JOB>
Reproduce the listing word for word. Skip any image.

INFORMATION PROVIDED>

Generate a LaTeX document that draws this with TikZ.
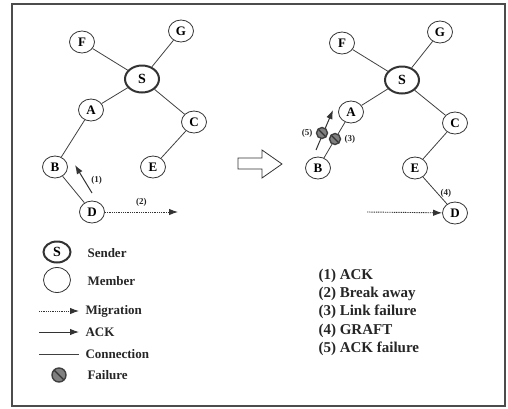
\documentclass[tikz,border=0pt]{standalone}
\usepackage{fontspec}
\setmainfont{Liberation Serif}
\usetikzlibrary{shapes.geometric,arrows.meta}

\tikzset{
	member/.style={shape=ellipse,draw=black!80,line width=0.8pt,minimum width=25pt,minimum height=22pt,inner sep=0pt,font=\fontsize{13}{13}\selectfont\bfseries},
	sender/.style={member,line width=2pt,minimum width=34pt,minimum height=27pt,font=\fontsize{14}{14}\selectfont\bfseries},
	fail/.style={shape=circle,draw=black!75,fill=black!50,line width=1.4pt,minimum size=11pt,inner sep=0pt,
		path picture={\draw[black!80,line width=1.4pt] (path picture bounding box.north west) -- (path picture bounding box.south east);}},
	lbl/.style={font=\fontsize{9}{9}\selectfont\bfseries,text=black!85},
	legend/.style={anchor=west,font=\fontsize{13}{13}\selectfont\bfseries,text=black!85},
	key/.style={anchor=west,font=\fontsize{15}{15}\selectfont\bfseries,text=black!85},
	conn/.style={draw=black!75,line width=0.8pt},
	ack/.style={draw=black!80,line width=1pt,-{Latex[length=9pt,width=6.5pt]}},
	migr/.style={draw=black!80,line width=0.9pt,dash pattern=on 1pt off 0.8pt,-{Latex[length=9pt,width=6.5pt]}}
}

\begin{document}
\begin{tikzpicture}[x=1pt,y=-1pt]
	\useasboundingbox (0,0) rectangle (508,408);
	\draw[black!70,line width=1.3pt] (12,4) rectangle (505,406);

	% before
	\node[member] (f1) at (82, 42)   {F};
	\node[member] (g1) at (181, 31)  {G};
	\node[sender] (s1) at (142, 79)  {S};
	\node[member] (a1) at (91, 110)  {A};
	\node[member] (c1) at (194, 122) {C};
	\node[member] (b1) at (55, 167)  {B};
	\node[member] (e1) at (153, 167) {E};
	\node[member] (d1) at (92, 212)  {D};

	\path[conn] (f1) edge (s1);
	\path[conn] (g1) edge (s1);
	\path[conn] (s1) edge (a1);
	\path[conn] (s1) edge (c1);
	\path[conn] (a1) edge (b1);
	\path[conn] (c1) edge (e1);
	\path[conn] (b1) edge (d1);

	\coordinate (ack1s) at (92, 193);
	\coordinate (ack1e) at (75, 165);
	\draw[ack] (ack1s) -- node[lbl,right,xshift=4pt,yshift=-1pt]{(1)} (ack1e);
	\coordinate (brk) at (178, 212);
	\draw[migr] (d1) -- node[lbl,above,yshift=2pt]{(2)} (brk);

	% transition
	\draw[black!80,line width=0.8pt] (238,158) -- (262,158) -- (262,150) -- (282,164)
		-- (262,178) -- (262,169) -- (238,169) -- cycle;

	% after
	\node[member] (f2) at (342, 43)  {F};
	\node[member] (g2) at (440, 32)  {G};
	\node[sender] (s2) at (402, 80)  {S};
	\node[member] (a2) at (351, 112) {A};
	\node[member] (c2) at (455, 123) {C};
	\node[member] (b2) at (318, 168) {B};
	\node[member] (e2) at (415, 168) {E};
	\node[member] (d2) at (455, 213) {D};

	\path[conn] (f2) edge (s2);
	\path[conn] (g2) edge (s2);
	\path[conn] (s2) edge (a2);
	\path[conn] (s2) edge (c2);
	\path[conn] (a2) edge (b2);
	\path[conn] (c2) edge (e2);
	\path[conn] (e2) edge node[lbl,right,xshift=2pt,yshift=-3pt]{(4)} (d2);

	\coordinate (ack5s) at (316, 150);
	\coordinate (ack5e) at (333, 110);
	\draw[ack] (ack5s) -- (ack5e);
	\node[fail] (x5) at (322, 133) {};
	\node[fail] (x3) at (335, 139) {};
	\node[lbl,left] at (x5.west) {(5)};
	\node[lbl,right] at (x3.east) {(3)};

	\coordinate (mig) at (367, 212);
	\draw[migr] (mig) -- (d2);

	% legend
	\node[sender,minimum width=27pt,minimum height=21pt] (ls) at (57, 252) {S};
	\node[member,minimum width=27pt,minimum height=25pt] (lm) at (57, 280) {};
	\coordinate (lmig1) at (39, 311);
	\coordinate (lmig2) at (79, 311);
	\coordinate (lack1) at (39, 332);
	\coordinate (lack2) at (79, 332);
	\coordinate (lcon1) at (39, 354);
	\coordinate (lcon2) at (79, 354);
	\draw[migr] (lmig1) -- (lmig2);
	\draw[ack] (lack1) -- (lack2);
	\path[conn] (lcon1) edge (lcon2);
	\node[fail,minimum size=14pt] (lf) at (59, 375) {};

	\node[legend] at (84, 253) {Sender};
	\node[legend] at (84, 281) {Member};
	\node[legend] at (82, 311) {Migration};
	\node[legend] at (82, 332) {ACK};
	\node[legend] at (82, 354) {Connection};
	\node[legend] at (84, 375) {Failure};

	\node[key] at (315, 276) {(1) ACK};
	\node[key] at (315, 294) {(2) Break away};
	\node[key] at (315, 312) {(3) Link failure};
	\node[key] at (315, 331) {(4) GRAFT};
	\node[key] at (315, 349) {(5) ACK failure};
\end{tikzpicture}
\end{document}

COMPLETE OUTPUT>
Generate a LaTeX document that draws this with TikZ.
\documentclass[tikz,border=0pt]{standalone}
\usepackage{fontspec}
\setmainfont{Liberation Serif}
\usetikzlibrary{shapes.geometric,arrows.meta}

\tikzset{
	member/.style={shape=ellipse,draw=black!80,line width=0.8pt,minimum width=25pt,minimum height=22pt,inner sep=0pt,font=\fontsize{13}{13}\selectfont\bfseries},
	sender/.style={member,line width=2pt,minimum width=34pt,minimum height=27pt,font=\fontsize{14}{14}\selectfont\bfseries},
	fail/.style={shape=circle,draw=black!75,fill=black!50,line width=1.4pt,minimum size=11pt,inner sep=0pt,
		path picture={\draw[black!80,line width=1.4pt] (path picture bounding box.north west) -- (path picture bounding box.south east);}},
	lbl/.style={font=\fontsize{9}{9}\selectfont\bfseries,text=black!85},
	legend/.style={anchor=west,font=\fontsize{13}{13}\selectfont\bfseries,text=black!85},
	key/.style={anchor=west,font=\fontsize{15}{15}\selectfont\bfseries,text=black!85},
	conn/.style={draw=black!75,line width=0.8pt},
	ack/.style={draw=black!80,line width=1pt,-{Latex[length=9pt,width=6.5pt]}},
	migr/.style={draw=black!80,line width=0.9pt,dash pattern=on 1pt off 0.8pt,-{Latex[length=9pt,width=6.5pt]}}
}

\begin{document}
\begin{tikzpicture}[x=1pt,y=-1pt]
	\useasboundingbox (0,0) rectangle (508,408);
	\draw[black!70,line width=1.3pt] (12,4) rectangle (505,406);

	% before
	\node[member] (f1) at (82, 42)   {F};
	\node[member] (g1) at (181, 31)  {G};
	\node[sender] (s1) at (142, 79)  {S};
	\node[member] (a1) at (91, 110)  {A};
	\node[member] (c1) at (194, 122) {C};
	\node[member] (b1) at (55, 167)  {B};
	\node[member] (e1) at (153, 167) {E};
	\node[member] (d1) at (92, 212)  {D};

	\path[conn] (f1) edge (s1);
	\path[conn] (g1) edge (s1);
	\path[conn] (s1) edge (a1);
	\path[conn] (s1) edge (c1);
	\path[conn] (a1) edge (b1);
	\path[conn] (c1) edge (e1);
	\path[conn] (b1) edge (d1);

	\coordinate (ack1s) at (92, 193);
	\coordinate (ack1e) at (75, 165);
	\draw[ack] (ack1s) -- node[lbl,right,xshift=4pt,yshift=-1pt]{(1)} (ack1e);
	\coordinate (brk) at (178, 212);
	\draw[migr] (d1) -- node[lbl,above,yshift=2pt]{(2)} (brk);

	% transition
	\draw[black!80,line width=0.8pt] (238,158) -- (262,158) -- (262,150) -- (282,164)
		-- (262,178) -- (262,169) -- (238,169) -- cycle;

	% after
	\node[member] (f2) at (342, 43)  {F};
	\node[member] (g2) at (440, 32)  {G};
	\node[sender] (s2) at (402, 80)  {S};
	\node[member] (a2) at (351, 112) {A};
	\node[member] (c2) at (455, 123) {C};
	\node[member] (b2) at (318, 168) {B};
	\node[member] (e2) at (415, 168) {E};
	\node[member] (d2) at (455, 213) {D};

	\path[conn] (f2) edge (s2);
	\path[conn] (g2) edge (s2);
	\path[conn] (s2) edge (a2);
	\path[conn] (s2) edge (c2);
	\path[conn] (a2) edge (b2);
	\path[conn] (c2) edge (e2);
	\path[conn] (e2) edge node[lbl,right,xshift=2pt,yshift=-3pt]{(4)} (d2);

	\coordinate (ack5s) at (316, 150);
	\coordinate (ack5e) at (333, 110);
	\draw[ack] (ack5s) -- (ack5e);
	\node[fail] (x5) at (322, 133) {};
	\node[fail] (x3) at (335, 139) {};
	\node[lbl,left] at (x5.west) {(5)};
	\node[lbl,right] at (x3.east) {(3)};

	\coordinate (mig) at (367, 212);
	\draw[migr] (mig) -- (d2);

	% legend
	\node[sender,minimum width=27pt,minimum height=21pt] (ls) at (57, 252) {S};
	\node[member,minimum width=27pt,minimum height=25pt] (lm) at (57, 280) {};
	\coordinate (lmig1) at (39, 311);
	\coordinate (lmig2) at (79, 311);
	\coordinate (lack1) at (39, 332);
	\coordinate (lack2) at (79, 332);
	\coordinate (lcon1) at (39, 354);
	\coordinate (lcon2) at (79, 354);
	\draw[migr] (lmig1) -- (lmig2);
	\draw[ack] (lack1) -- (lack2);
	\path[conn] (lcon1) edge (lcon2);
	\node[fail,minimum size=14pt] (lf) at (59, 375) {};

	\node[legend] at (84, 253) {Sender};
	\node[legend] at (84, 281) {Member};
	\node[legend] at (82, 311) {Migration};
	\node[legend] at (82, 332) {ACK};
	\node[legend] at (82, 354) {Connection};
	\node[legend] at (84, 375) {Failure};

	\node[key] at (315, 276) {(1) ACK};
	\node[key] at (315, 294) {(2) Break away};
	\node[key] at (315, 312) {(3) Link failure};
	\node[key] at (315, 331) {(4) GRAFT};
	\node[key] at (315, 349) {(5) ACK failure};
\end{tikzpicture}
\end{document}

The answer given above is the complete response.